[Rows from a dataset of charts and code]
[BEGIN]

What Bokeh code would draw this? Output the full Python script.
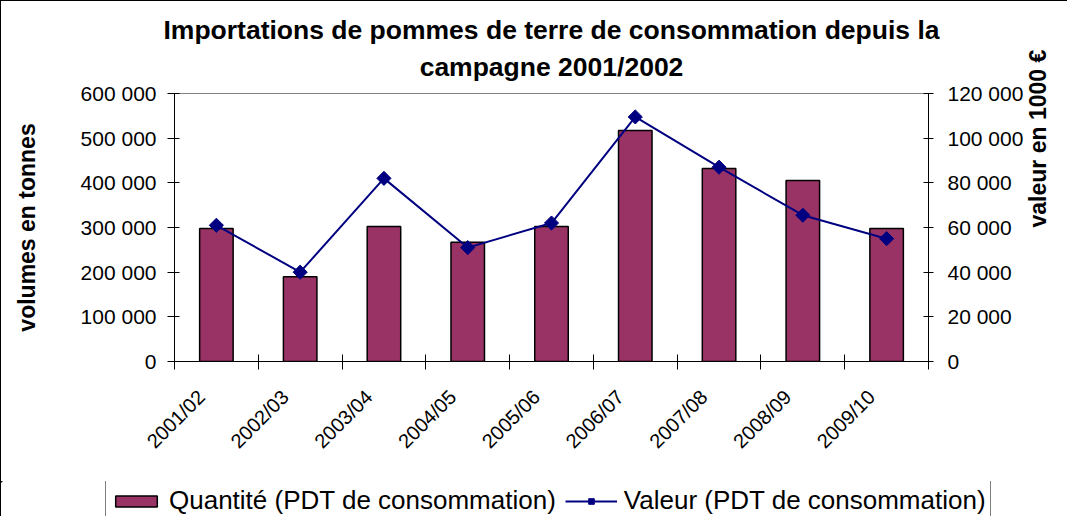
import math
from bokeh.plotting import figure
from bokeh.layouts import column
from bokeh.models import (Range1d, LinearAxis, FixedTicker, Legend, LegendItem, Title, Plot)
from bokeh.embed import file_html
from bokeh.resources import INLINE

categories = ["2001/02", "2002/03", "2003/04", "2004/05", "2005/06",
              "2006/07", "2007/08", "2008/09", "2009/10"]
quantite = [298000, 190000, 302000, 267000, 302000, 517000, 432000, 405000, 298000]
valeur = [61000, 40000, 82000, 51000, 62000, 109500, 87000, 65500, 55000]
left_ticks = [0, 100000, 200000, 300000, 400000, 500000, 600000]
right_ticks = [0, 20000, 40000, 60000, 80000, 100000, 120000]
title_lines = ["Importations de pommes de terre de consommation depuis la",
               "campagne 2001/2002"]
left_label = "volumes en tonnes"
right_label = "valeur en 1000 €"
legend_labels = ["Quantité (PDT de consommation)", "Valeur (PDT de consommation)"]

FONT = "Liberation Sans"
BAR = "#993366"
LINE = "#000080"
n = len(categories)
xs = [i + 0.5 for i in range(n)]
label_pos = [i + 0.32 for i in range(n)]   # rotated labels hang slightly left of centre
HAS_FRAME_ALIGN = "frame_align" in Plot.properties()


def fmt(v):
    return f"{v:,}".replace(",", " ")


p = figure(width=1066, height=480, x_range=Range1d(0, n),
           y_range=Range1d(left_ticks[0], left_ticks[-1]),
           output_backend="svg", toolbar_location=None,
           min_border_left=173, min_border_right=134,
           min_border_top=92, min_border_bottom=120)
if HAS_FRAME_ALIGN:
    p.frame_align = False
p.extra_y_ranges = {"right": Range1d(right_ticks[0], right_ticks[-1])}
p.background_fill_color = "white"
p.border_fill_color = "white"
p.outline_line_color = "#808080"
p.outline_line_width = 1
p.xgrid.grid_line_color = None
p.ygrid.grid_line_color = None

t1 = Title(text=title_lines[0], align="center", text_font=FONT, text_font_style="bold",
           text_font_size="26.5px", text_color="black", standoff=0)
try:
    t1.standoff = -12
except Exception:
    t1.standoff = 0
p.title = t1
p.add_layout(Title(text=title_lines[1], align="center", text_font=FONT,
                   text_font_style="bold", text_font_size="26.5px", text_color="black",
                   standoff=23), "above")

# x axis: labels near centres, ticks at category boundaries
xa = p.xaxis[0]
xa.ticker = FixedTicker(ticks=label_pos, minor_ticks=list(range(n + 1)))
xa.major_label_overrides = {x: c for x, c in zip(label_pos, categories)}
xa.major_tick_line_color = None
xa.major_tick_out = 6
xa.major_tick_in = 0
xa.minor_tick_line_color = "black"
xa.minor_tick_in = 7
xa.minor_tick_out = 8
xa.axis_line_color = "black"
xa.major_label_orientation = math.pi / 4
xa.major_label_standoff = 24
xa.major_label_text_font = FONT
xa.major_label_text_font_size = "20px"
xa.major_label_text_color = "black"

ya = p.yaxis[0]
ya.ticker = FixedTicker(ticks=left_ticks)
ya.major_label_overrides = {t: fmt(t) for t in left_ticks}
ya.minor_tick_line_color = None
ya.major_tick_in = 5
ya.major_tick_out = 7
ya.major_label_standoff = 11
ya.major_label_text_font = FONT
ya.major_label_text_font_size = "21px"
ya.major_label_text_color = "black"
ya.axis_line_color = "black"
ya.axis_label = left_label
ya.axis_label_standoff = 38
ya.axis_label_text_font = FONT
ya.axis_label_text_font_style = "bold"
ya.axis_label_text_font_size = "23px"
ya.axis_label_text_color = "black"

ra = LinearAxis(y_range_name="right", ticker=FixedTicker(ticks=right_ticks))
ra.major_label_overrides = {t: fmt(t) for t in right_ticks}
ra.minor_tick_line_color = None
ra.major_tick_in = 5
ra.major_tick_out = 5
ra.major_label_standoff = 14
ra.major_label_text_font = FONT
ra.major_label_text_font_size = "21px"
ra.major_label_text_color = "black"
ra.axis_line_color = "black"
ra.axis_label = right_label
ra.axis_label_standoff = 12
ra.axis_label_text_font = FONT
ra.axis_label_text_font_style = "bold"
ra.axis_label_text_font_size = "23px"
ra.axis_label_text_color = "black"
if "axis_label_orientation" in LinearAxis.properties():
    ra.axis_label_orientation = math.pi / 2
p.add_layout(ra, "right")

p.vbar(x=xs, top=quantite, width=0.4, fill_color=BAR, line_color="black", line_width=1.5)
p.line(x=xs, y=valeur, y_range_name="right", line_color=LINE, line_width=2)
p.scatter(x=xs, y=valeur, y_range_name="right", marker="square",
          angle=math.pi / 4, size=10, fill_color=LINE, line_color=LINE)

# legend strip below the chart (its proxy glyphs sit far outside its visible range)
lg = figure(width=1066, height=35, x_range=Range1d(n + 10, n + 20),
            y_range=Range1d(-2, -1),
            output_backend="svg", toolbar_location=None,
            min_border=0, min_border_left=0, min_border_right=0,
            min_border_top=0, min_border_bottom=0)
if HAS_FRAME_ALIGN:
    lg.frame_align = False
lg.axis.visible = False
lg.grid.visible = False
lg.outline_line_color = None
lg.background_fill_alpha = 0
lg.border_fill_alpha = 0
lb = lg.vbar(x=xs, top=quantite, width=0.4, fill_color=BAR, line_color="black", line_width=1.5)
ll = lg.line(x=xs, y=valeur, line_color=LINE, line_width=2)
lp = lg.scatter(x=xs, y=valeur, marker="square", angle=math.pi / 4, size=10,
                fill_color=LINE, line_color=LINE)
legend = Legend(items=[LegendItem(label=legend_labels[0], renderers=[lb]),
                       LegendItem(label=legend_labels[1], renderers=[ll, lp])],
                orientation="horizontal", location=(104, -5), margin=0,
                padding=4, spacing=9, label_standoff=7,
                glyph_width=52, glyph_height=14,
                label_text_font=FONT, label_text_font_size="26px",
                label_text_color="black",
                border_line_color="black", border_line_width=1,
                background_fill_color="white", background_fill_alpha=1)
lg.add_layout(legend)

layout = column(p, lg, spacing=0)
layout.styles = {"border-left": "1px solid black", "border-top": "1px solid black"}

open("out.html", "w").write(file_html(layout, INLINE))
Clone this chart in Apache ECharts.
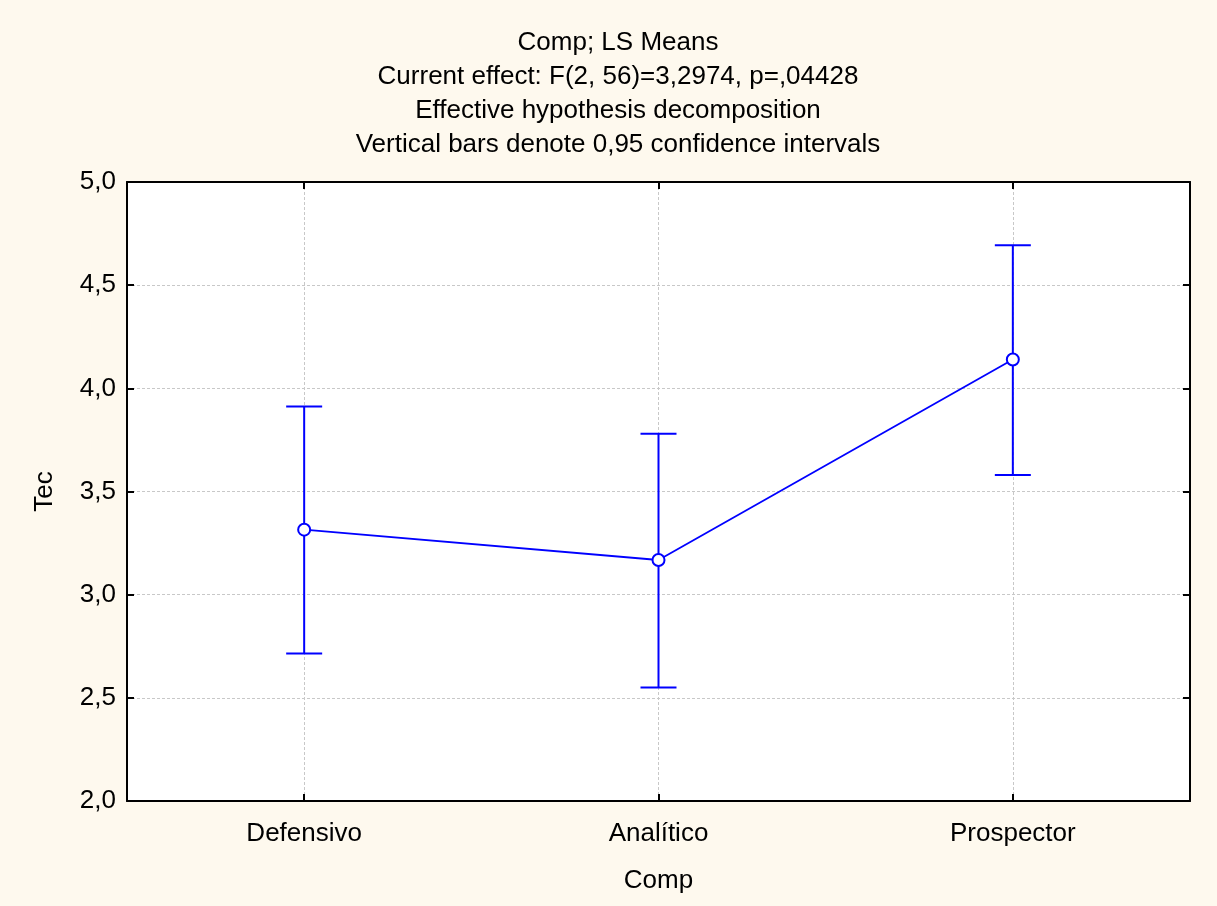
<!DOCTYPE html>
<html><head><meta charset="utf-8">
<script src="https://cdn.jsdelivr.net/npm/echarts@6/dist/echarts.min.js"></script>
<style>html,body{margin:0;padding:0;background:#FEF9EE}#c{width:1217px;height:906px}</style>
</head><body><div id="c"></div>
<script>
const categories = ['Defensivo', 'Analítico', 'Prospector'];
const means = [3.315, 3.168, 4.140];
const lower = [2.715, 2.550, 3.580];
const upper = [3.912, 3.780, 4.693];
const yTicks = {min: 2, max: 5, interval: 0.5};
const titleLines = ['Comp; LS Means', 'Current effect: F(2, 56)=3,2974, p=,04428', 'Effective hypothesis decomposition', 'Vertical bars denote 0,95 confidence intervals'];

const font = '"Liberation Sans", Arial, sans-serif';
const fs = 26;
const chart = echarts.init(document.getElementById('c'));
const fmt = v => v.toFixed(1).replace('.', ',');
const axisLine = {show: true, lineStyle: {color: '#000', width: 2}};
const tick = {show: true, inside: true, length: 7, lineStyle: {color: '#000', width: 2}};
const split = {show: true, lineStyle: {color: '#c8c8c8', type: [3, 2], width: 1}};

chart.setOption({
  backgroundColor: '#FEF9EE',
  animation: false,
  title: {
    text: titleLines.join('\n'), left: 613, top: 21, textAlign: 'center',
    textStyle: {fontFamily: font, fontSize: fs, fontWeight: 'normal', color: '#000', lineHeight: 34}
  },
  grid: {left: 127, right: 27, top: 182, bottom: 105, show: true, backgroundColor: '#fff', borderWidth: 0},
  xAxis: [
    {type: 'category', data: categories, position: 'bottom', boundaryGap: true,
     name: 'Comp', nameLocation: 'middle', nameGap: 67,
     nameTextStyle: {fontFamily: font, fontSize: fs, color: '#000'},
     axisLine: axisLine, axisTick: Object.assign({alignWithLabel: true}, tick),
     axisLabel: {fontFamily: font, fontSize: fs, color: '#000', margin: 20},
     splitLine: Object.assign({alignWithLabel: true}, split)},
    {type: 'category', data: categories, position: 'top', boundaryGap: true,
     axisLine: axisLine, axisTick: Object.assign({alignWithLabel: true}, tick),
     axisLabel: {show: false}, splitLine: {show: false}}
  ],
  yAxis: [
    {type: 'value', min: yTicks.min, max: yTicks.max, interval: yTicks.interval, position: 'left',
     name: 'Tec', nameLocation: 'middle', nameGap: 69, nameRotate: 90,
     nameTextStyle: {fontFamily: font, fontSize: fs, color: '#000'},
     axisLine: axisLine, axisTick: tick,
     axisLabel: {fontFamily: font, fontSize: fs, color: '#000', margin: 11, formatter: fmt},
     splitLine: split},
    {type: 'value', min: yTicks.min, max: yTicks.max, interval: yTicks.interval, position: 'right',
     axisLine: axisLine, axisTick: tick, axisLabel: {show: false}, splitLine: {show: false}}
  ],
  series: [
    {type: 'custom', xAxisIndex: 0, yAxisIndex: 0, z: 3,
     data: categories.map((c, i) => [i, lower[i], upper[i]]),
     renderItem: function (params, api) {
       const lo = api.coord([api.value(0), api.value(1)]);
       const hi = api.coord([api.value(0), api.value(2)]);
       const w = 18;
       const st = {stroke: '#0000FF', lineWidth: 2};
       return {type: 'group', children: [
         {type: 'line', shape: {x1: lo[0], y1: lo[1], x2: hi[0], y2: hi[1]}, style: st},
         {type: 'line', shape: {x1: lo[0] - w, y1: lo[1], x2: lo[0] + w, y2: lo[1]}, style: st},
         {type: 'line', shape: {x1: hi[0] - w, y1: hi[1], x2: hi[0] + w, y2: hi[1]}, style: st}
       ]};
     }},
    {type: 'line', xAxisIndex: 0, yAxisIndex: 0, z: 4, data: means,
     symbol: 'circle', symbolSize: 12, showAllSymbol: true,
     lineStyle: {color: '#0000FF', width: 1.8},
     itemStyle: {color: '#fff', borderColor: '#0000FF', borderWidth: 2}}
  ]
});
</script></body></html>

[END]

**THE REQUEST:** In the records above, find the line containing "from bokeh.resources import INLINE" and output every line from the first through that one, exactly, omitting pictures.

**OUTPUT BELOW:**
What Bokeh code would draw this? Output the full Python script.
import math
from bokeh.plotting import figure
from bokeh.layouts import column
from bokeh.models import (Range1d, LinearAxis, FixedTicker, Legend, LegendItem, Title, Plot)
from bokeh.embed import file_html
from bokeh.resources import INLINE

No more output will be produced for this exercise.